Write out the data below exactly as given, without any of its pictures.

Figure scripts:
= = = = = = =

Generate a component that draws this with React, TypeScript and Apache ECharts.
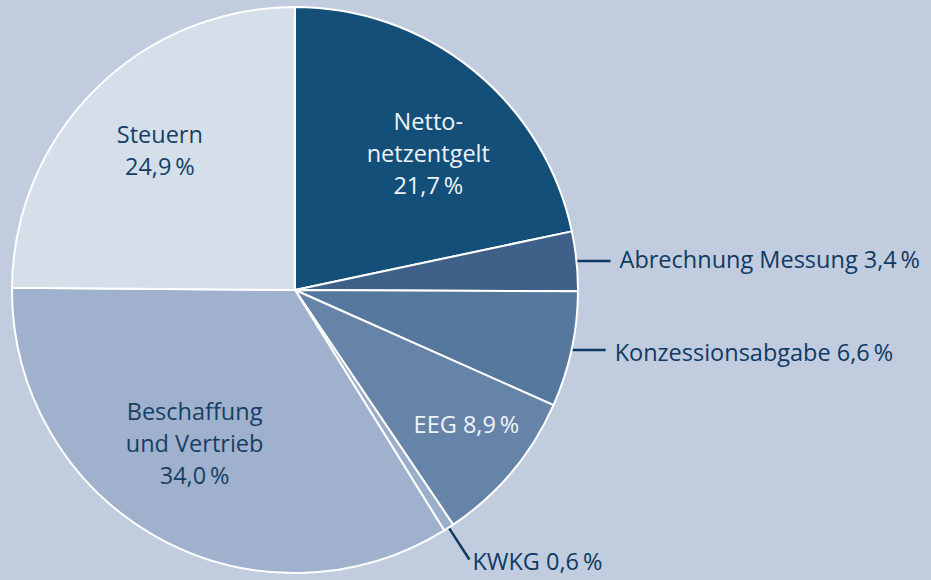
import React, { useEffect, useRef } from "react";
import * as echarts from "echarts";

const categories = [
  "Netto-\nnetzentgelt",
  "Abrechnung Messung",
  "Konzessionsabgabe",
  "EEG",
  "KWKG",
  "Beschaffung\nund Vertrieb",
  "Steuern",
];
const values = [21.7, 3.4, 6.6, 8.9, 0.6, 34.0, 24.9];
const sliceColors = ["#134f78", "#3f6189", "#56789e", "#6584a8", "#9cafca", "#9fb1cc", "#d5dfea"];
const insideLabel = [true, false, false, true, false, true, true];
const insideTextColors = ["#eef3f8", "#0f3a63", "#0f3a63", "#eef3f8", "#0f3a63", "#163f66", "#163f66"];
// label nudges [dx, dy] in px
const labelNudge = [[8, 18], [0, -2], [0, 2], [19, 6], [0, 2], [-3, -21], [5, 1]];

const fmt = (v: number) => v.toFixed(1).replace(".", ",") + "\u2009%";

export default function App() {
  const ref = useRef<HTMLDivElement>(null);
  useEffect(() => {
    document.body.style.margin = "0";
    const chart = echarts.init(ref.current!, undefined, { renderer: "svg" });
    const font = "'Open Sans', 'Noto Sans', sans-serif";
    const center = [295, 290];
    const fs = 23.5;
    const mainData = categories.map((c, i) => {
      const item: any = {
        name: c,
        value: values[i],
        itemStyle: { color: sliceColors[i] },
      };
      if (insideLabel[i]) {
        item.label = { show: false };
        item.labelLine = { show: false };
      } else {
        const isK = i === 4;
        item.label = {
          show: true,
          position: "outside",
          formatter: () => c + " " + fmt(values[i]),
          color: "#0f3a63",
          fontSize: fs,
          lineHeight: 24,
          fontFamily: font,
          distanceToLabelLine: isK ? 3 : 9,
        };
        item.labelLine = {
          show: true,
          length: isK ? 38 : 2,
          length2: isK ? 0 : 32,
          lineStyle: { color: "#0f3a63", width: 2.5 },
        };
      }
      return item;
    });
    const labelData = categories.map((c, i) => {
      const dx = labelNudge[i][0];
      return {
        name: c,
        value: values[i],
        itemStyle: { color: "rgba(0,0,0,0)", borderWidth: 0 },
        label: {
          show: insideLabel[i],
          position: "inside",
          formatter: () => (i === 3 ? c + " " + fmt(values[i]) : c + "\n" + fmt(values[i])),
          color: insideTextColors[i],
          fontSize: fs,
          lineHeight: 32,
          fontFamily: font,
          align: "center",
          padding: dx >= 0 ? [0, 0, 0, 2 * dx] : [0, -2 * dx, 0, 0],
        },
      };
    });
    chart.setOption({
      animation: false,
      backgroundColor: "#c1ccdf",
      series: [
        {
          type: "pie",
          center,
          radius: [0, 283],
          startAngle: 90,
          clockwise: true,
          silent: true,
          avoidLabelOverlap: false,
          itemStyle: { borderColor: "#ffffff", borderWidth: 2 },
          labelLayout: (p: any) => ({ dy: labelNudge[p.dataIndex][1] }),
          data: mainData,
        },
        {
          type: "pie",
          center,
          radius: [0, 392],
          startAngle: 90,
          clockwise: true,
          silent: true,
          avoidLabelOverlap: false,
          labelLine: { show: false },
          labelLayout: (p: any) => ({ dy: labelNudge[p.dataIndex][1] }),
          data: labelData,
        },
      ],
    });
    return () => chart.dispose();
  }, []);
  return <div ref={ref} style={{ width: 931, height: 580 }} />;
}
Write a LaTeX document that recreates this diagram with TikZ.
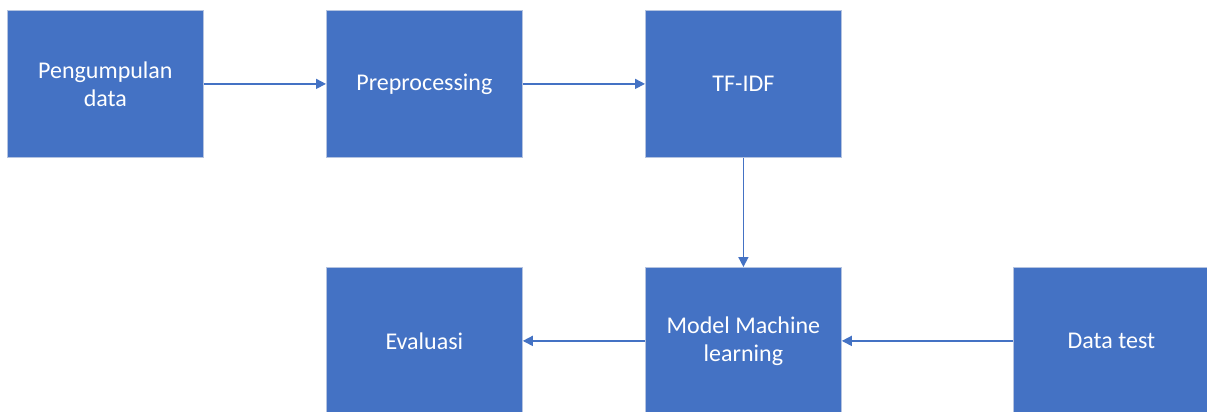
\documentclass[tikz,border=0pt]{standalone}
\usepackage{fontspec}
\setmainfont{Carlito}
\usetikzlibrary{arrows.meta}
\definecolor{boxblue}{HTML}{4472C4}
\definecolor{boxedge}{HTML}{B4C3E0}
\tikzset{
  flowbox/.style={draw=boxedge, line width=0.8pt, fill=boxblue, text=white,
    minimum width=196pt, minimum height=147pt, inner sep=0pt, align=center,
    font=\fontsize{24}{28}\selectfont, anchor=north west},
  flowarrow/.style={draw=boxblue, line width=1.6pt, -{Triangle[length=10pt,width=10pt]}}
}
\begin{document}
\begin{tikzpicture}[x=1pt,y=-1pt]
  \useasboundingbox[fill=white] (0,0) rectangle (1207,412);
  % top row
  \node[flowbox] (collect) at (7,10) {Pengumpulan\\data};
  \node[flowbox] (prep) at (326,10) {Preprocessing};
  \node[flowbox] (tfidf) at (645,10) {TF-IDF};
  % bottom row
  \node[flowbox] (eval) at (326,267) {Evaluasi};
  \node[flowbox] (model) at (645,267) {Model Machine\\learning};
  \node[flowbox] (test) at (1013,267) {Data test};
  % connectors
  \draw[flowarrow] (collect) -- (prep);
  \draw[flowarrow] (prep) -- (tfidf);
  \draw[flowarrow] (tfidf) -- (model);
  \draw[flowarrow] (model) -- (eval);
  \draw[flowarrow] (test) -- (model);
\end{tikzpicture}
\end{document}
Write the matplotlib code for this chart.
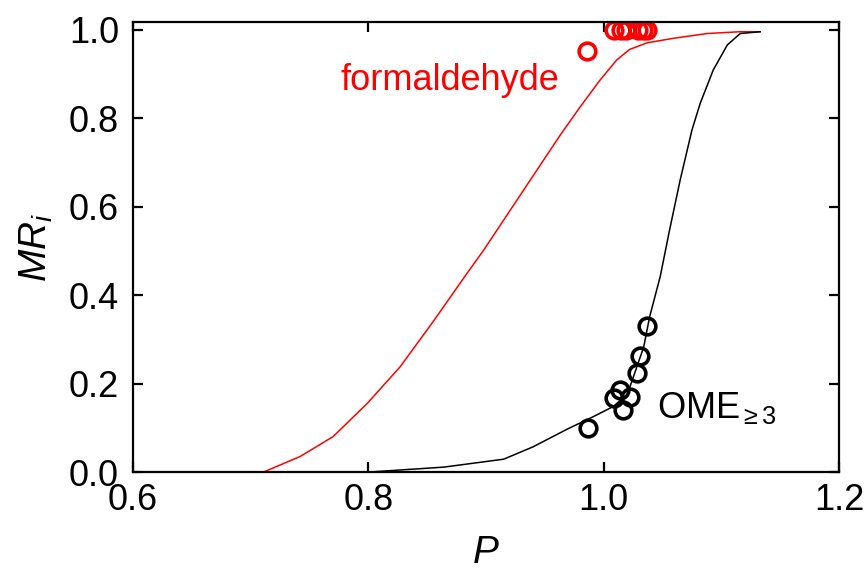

= = = = = = =

CORRECT ANSWER:
Generate a component that draws this with React, TypeScript and Apache ECharts.
import React, { useEffect, useRef } from "react";
import * as echarts from "echarts";

const categories = [
  "Netto-\nnetzentgelt",
  "Abrechnung Messung",
  "Konzessionsabgabe",
  "EEG",
  "KWKG",
  "Beschaffung\nund Vertrieb",
  "Steuern",
];
const values = [21.7, 3.4, 6.6, 8.9, 0.6, 34.0, 24.9];
const sliceColors = ["#134f78", "#3f6189", "#56789e", "#6584a8", "#9cafca", "#9fb1cc", "#d5dfea"];
const insideLabel = [true, false, false, true, false, true, true];
const insideTextColors = ["#eef3f8", "#0f3a63", "#0f3a63", "#eef3f8", "#0f3a63", "#163f66", "#163f66"];
// label nudges [dx, dy] in px
const labelNudge = [[8, 18], [0, -2], [0, 2], [19, 6], [0, 2], [-3, -21], [5, 1]];

const fmt = (v: number) => v.toFixed(1).replace(".", ",") + "\u2009%";

export default function App() {
  const ref = useRef<HTMLDivElement>(null);
  useEffect(() => {
    document.body.style.margin = "0";
    const chart = echarts.init(ref.current!, undefined, { renderer: "svg" });
    const font = "'Open Sans', 'Noto Sans', sans-serif";
    const center = [295, 290];
    const fs = 23.5;
    const mainData = categories.map((c, i) => {
      const item: any = {
        name: c,
        value: values[i],
        itemStyle: { color: sliceColors[i] },
      };
      if (insideLabel[i]) {
        item.label = { show: false };
        item.labelLine = { show: false };
      } else {
        const isK = i === 4;
        item.label = {
          show: true,
          position: "outside",
          formatter: () => c + " " + fmt(values[i]),
          color: "#0f3a63",
          fontSize: fs,
          lineHeight: 24,
          fontFamily: font,
          distanceToLabelLine: isK ? 3 : 9,
        };
        item.labelLine = {
          show: true,
          length: isK ? 38 : 2,
          length2: isK ? 0 : 32,
          lineStyle: { color: "#0f3a63", width: 2.5 },
        };
      }
      return item;
    });
    const labelData = categories.map((c, i) => {
      const dx = labelNudge[i][0];
      return {
        name: c,
        value: values[i],
        itemStyle: { color: "rgba(0,0,0,0)", borderWidth: 0 },
        label: {
          show: insideLabel[i],
          position: "inside",
          formatter: () => (i === 3 ? c + " " + fmt(values[i]) : c + "\n" + fmt(values[i])),
          color: insideTextColors[i],
          fontSize: fs,
          lineHeight: 32,
          fontFamily: font,
          align: "center",
          padding: dx >= 0 ? [0, 0, 0, 2 * dx] : [0, -2 * dx, 0, 0],
        },
      };
    });
    chart.setOption({
      animation: false,
      backgroundColor: "#c1ccdf",
      series: [
        {
          type: "pie",
          center,
          radius: [0, 283],
          startAngle: 90,
          clockwise: true,
          silent: true,
          avoidLabelOverlap: false,
          itemStyle: { borderColor: "#ffffff", borderWidth: 2 },
          labelLayout: (p: any) => ({ dy: labelNudge[p.dataIndex][1] }),
          data: mainData,
        },
        {
          type: "pie",
          center,
          radius: [0, 392],
          startAngle: 90,
          clockwise: true,
          silent: true,
          avoidLabelOverlap: false,
          labelLine: { show: false },
          labelLayout: (p: any) => ({ dy: labelNudge[p.dataIndex][1] }),
          data: labelData,
        },
      ],
    });
    return () => chart.dispose();
  }, []);
  return <div ref={ref} style={{ width: 931, height: 580 }} />;
}
Write a LaTeX document that recreates this diagram with TikZ.
\documentclass[tikz,border=0pt]{standalone}
\usepackage{fontspec}
\setmainfont{Carlito}
\usetikzlibrary{arrows.meta}
\definecolor{boxblue}{HTML}{4472C4}
\definecolor{boxedge}{HTML}{B4C3E0}
\tikzset{
  flowbox/.style={draw=boxedge, line width=0.8pt, fill=boxblue, text=white,
    minimum width=196pt, minimum height=147pt, inner sep=0pt, align=center,
    font=\fontsize{24}{28}\selectfont, anchor=north west},
  flowarrow/.style={draw=boxblue, line width=1.6pt, -{Triangle[length=10pt,width=10pt]}}
}
\begin{document}
\begin{tikzpicture}[x=1pt,y=-1pt]
  \useasboundingbox[fill=white] (0,0) rectangle (1207,412);
  % top row
  \node[flowbox] (collect) at (7,10) {Pengumpulan\\data};
  \node[flowbox] (prep) at (326,10) {Preprocessing};
  \node[flowbox] (tfidf) at (645,10) {TF-IDF};
  % bottom row
  \node[flowbox] (eval) at (326,267) {Evaluasi};
  \node[flowbox] (model) at (645,267) {Model Machine\\learning};
  \node[flowbox] (test) at (1013,267) {Data test};
  % connectors
  \draw[flowarrow] (collect) -- (prep);
  \draw[flowarrow] (prep) -- (tfidf);
  \draw[flowarrow] (tfidf) -- (model);
  \draw[flowarrow] (model) -- (eval);
  \draw[flowarrow] (test) -- (model);
\end{tikzpicture}
\end{document}
Write the matplotlib code for this chart.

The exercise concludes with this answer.